Posted by: Maria | August 21, 2009 at 05:22 PM
Thank you so much for posting this. You are my hero.
Posted by: Robin | August 24, 2009 at 01:20 PM
Oh, those fiendishly perverted glasses-wearing creeps. It's not as if any girl would possibly be attracted to nerd-chic boys who actually have priorities greater than their appearance, or as if said girls would ever wear glasses themselves.
Personally, I wear contacts, but I do have my "glasses days", which nearly always follow all-nighters spent diligently studying so those women who have just now realized they shouldn't play doctor to their man's brain trauma will actually have someone to bring him to.
As for my man, he wears glasses, because he's a hugely perverted creep... wait, no, it's because a psychopathic family member once beat him so badly that the permanent abrasions on his eyes make contacts torture.

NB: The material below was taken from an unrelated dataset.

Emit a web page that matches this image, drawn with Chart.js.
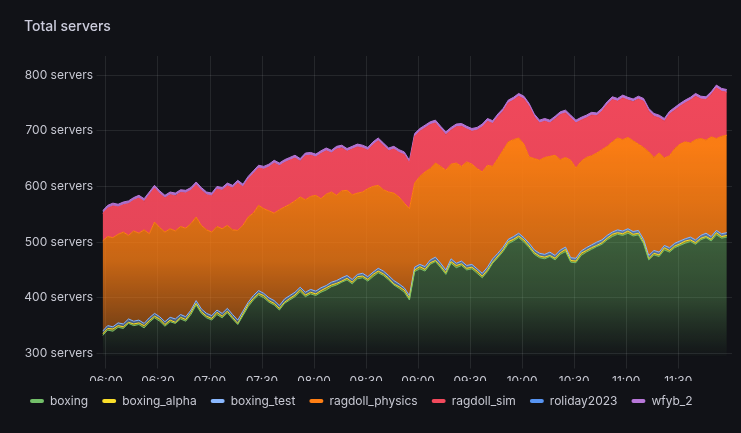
<!DOCTYPE html>
<html><head><meta charset="utf-8">
<script src="https://cdn.jsdelivr.net/npm/chart.js@4.4.1/dist/chart.umd.min.js"></script>
<style>
html,body{margin:0;padding:0;background:#111217;}
#wrap{position:relative;width:741px;height:433px;overflow:hidden;}
#title{position:absolute;left:24px;top:17px;font:500 14px Inter, sans-serif;color:#ccccdc;line-height:17px;}
canvas{position:absolute;left:0;top:0;}
</style></head><body>
<div id="wrap"><canvas id="c" width="741" height="433"></canvas><div id="title">Total servers</div></div>
<script>
// ---- data ----
const START_TIME = "05:58";
const STEP_MINUTES = 3;
const X_TICK_LABELS = ["06:00","06:30","07:00","07:30","08:00","08:30","09:00","09:30","10:00","10:30","11:00","11:30"];
const Y_TICK_VALUES = [300,400,500,600,700,800];
const SERIES_NAMES = ["boxing","boxing_alpha","boxing_test","ragdoll_physics","ragdoll_sim","roliday2023","wfyb_2"];

const boxing = [
332,342,340,347,345,354,350,352,346,356,
364,358,349,357,354,362,358,370,387,372,
364,360,370,364,373,362,352,368,384,396,
405,400,392,387,378,390,396,402,411,402,
407,404,410,414,420,423,428,432,425,434,
436,430,438,445,440,432,423,417,410,396,
447,452,448,460,465,454,442,462,454,458,
450,452,444,436,447,462,472,483,497,502,
508,500,490,478,472,470,474,468,478,483,
464,463,476,482,487,492,496,504,510,514,
512,516,511,513,497,468,477,474,486,482,
490,494,498,501,496,504,508,502,513,507,
509];
const boxing_alpha = [
3,3,4,3,3,2,3,3,4,3,
3,4,3,3,2,3,3,4,3,3,
3,3,4,3,3,3,2,3,4,3,
3,4,3,3,3,2,3,3,4,3,
3,3,3,4,3,3,2,3,3,4,
3,3,4,3,3,3,2,3,4,3,
3,4,3,3,2,3,3,3,4,3,
3,3,4,3,3,2,3,3,4,3,
3,4,3,3,3,3,2,3,3,4,
3,3,4,3,3,2,3,3,4,3,
3,4,3,3,3,2,3,3,4,3,
3,3,4,3,3,3,2,3,4,3,
3];
const boxing_test = [
5,5,4,5,5,6,5,5,4,5,
5,4,5,5,6,5,5,4,5,5,
5,5,4,5,5,5,6,5,4,5,
5,4,5,5,5,6,5,5,4,5,
5,5,5,4,5,5,6,5,5,4,
5,5,4,5,5,5,6,5,4,5,
5,4,5,5,6,5,5,5,4,5,
5,5,4,5,5,6,5,5,4,5,
5,4,5,5,5,5,6,5,5,4,
5,5,4,5,5,6,5,5,4,5,
5,4,5,5,5,6,5,5,4,5,
5,5,4,5,5,5,6,5,4,5,
5];
const ragdoll_physics = [
162,160,160,159,165,150,162,156,168,151,
164,160,161,159,158,158,159,155,150,150,
150,150,150,152,149,152,161,154,153,148,
153,152,156,157,172,165,164,164,162,166,
167,172,160,164,162,153,156,153,152,146,
146,158,154,149,146,150,157,156,152,156,
151,158,170,164,169,174,179,170,180,170,
186,180,180,182,183,166,170,174,175,174,
171,168,155,164,167,174,172,180,162,161,
175,162,161,162,160,160,162,160,162,165,
164,164,163,155,165,186,167,178,157,165,
170,174,174,169,180,174,167,179,165,175,
175];
const ragdoll_sim = [
49,51,57,49,49,57,55,63,51,70,
61,61,61,61,63,61,63,60,58,63,
63,65,67,69,71,75,85,69,68,71,
67,71,79,90,79,80,79,77,64,79,
74,69,81,78,70,83,77,70,82,83,
79,69,75,80,79,74,79,80,87,82,
84,81,79,79,72,67,64,61,65,72,
59,59,69,81,79,77,75,70,70,71,
75,81,91,75,67,65,60,65,81,80,
76,81,74,71,73,67,69,75,76,66,
75,67,70,81,83,73,74,63,66,75,
69,68,70,77,78,71,73,76,91,81,
77];
const roliday2023 = [
0,0,0,0,0,0,0,0,0,0,
0,0,0,0,1,0,0,0,0,0,
0,0,0,0,0,0,0,0,0,0,
0,0,0,0,0,0,0,0,0,0,
0,0,0,0,0,0,1,0,0,0,
0,0,0,0,0,0,0,0,0,0,
0,0,0,0,0,0,0,0,0,0,
0,0,0,0,0,0,0,0,0,0,
0,0,0,0,0,0,0,1,0,0,
0,0,0,0,0,0,0,0,0,0,
0,0,1,0,0,0,0,0,0,0,
0,0,0,0,0,0,0,0,0,0,
0];
const wfyb_2 = [
5,5,5,5,5,5,5,5,5,5,
5,5,5,5,4,5,5,5,5,5,
5,5,5,5,5,5,5,5,5,5,
5,5,5,5,5,5,5,5,5,5,
5,5,5,5,5,5,4,5,5,5,
5,5,5,5,5,5,5,5,5,5,
5,5,5,5,5,5,5,5,5,5,
5,5,5,5,5,5,5,5,5,5,
5,5,5,5,5,5,5,4,5,5,
5,5,5,5,5,5,5,5,5,5,
5,5,4,5,5,5,5,5,5,5,
5,5,5,5,5,5,5,5,5,5,
5];

// ---- helpers ----
function toMin(s){const [h,m]=s.split(':').map(Number);return (h-6)*60+m;}
function fmt(v){const t=v+360;const h=Math.floor(t/60),m=t%60;return String(h).padStart(2,'0')+':'+String(m).padStart(2,'0');}
const start = toMin(START_TIME);
const times = boxing.map((_,i)=>start+i*STEP_MINUTES);

function rgba(hex,a){const n=parseInt(hex.slice(1),16);return `rgba(${(n>>16)&255},${(n>>8)&255},${n&255},${a})`;}
function grad(hex,stops){
  return (ctx)=>{
    const ch=ctx.chart, a=ch.chartArea;
    if(!a) return rgba(hex,stops[0][1]);
    const g=ch.ctx.createLinearGradient(0,a.top,0,a.bottom);
    stops.forEach(([p,al])=>g.addColorStop(p,rgba(hex,al)));
    return g;
  };
}
const COLORS = ["#73BF69","#FADE2A","#8AB8FF","#FF7F14","#F2495C","#5794F2","#B877D9"];
const FILL = [
  [[0,0.6],[0.6,0.45],[0.8,0.32],[0.9,0.16],[1,0.02]],
  [[0,0.9],[1,0.4]],
  [[0,0.9],[1,0.4]],
  [[0,1],[0.3,0.98],[0.68,0.77],[0.91,0.44],[1,0.3]],
  [[0,1],[0.6,0.95],[1,0.8]],
  [[0,0.9],[1,0.6]],
  [[0,1],[1,0.8]]
];
const VALUES = [boxing,boxing_alpha,boxing_test,ragdoll_physics,ragdoll_sim,roliday2023,wfyb_2];
const LINEW = [1,1,1,1,1,0,1];

const datasets = SERIES_NAMES.map((name,i)=>({
  label:name,
  data:VALUES[i],
  borderColor:COLORS[i],
  borderWidth:LINEW[i],
  backgroundColor:grad(COLORS[i],FILL[i]),
  fill: i===0 ? 'start' : '-1',
  pointRadius:0,
  tension:0
}));

const FONT = {family:'Inter', size:12};
const TXT = '#c7c8d2';
const GRID = 'rgba(240,250,255,0.09)';

new Chart(document.getElementById('c'),{
  type:'line',
  data:{labels:times,datasets},
  options:{
    responsive:false,
    animation:false,
    layout:{padding:{top:56,left:16,right:9,bottom:16}},
    plugins:{
      tooltip:{enabled:false},
      title:{display:false},
      legend:{
        position:'bottom',align:'start',
        labels:{
          color:TXT,font:FONT,boxWidth:14,boxHeight:4,useBorderRadius:true,borderRadius:2,padding:14,
          generateLabels:(chart)=>chart.data.datasets.map((d,i)=>({
            text:d.label,fillStyle:COLORS[i],strokeStyle:COLORS[i],lineWidth:0,hidden:false,datasetIndex:i,fontColor:TXT,borderRadius:2
          }))
        }
      }
    },
    scales:{
      x:{
        type:'linear',min:-2,max:361,
        grid:{color:GRID,drawTicks:true,tickLength:12},
        border:{display:false},
        ticks:{color:TXT,font:FONT,padding:6,maxRotation:0,autoSkip:false,callback:(v)=>fmt(v)},
        afterBuildTicks:(s)=>{s.ticks=X_TICK_LABELS.map(l=>({value:toMin(l)}));},
        afterFit:(s)=>{s.height=24.5;}
      },
      y:{
        stacked:true,min:294.6,max:834.2,
        grid:{color:GRID,drawTicks:true,tickLength:6},
        border:{display:false},
        ticks:{color:TXT,font:FONT,padding:3.5,callback:(v)=>v+' servers'},
        afterBuildTicks:(s)=>{s.ticks=Y_TICK_VALUES.map(v=>({value:v}));},
        afterFit:(s)=>{s.width=86.5;}
      }
    }
  }
});
</script>
</body></html>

You know what Cosmo? I think I can figure out the fiends myself, thanks. (Or maybe he is a fiend, since he prefers opera to sports and enjoys cooking and cleaning. But then again, I would be a fiendish lady too, according to Cosmo- I hate sappy romantic movies, actively follow the hockey playoffs, and actually, you know, talk to men to find out what they're thinking, instead of playing silly mind games.)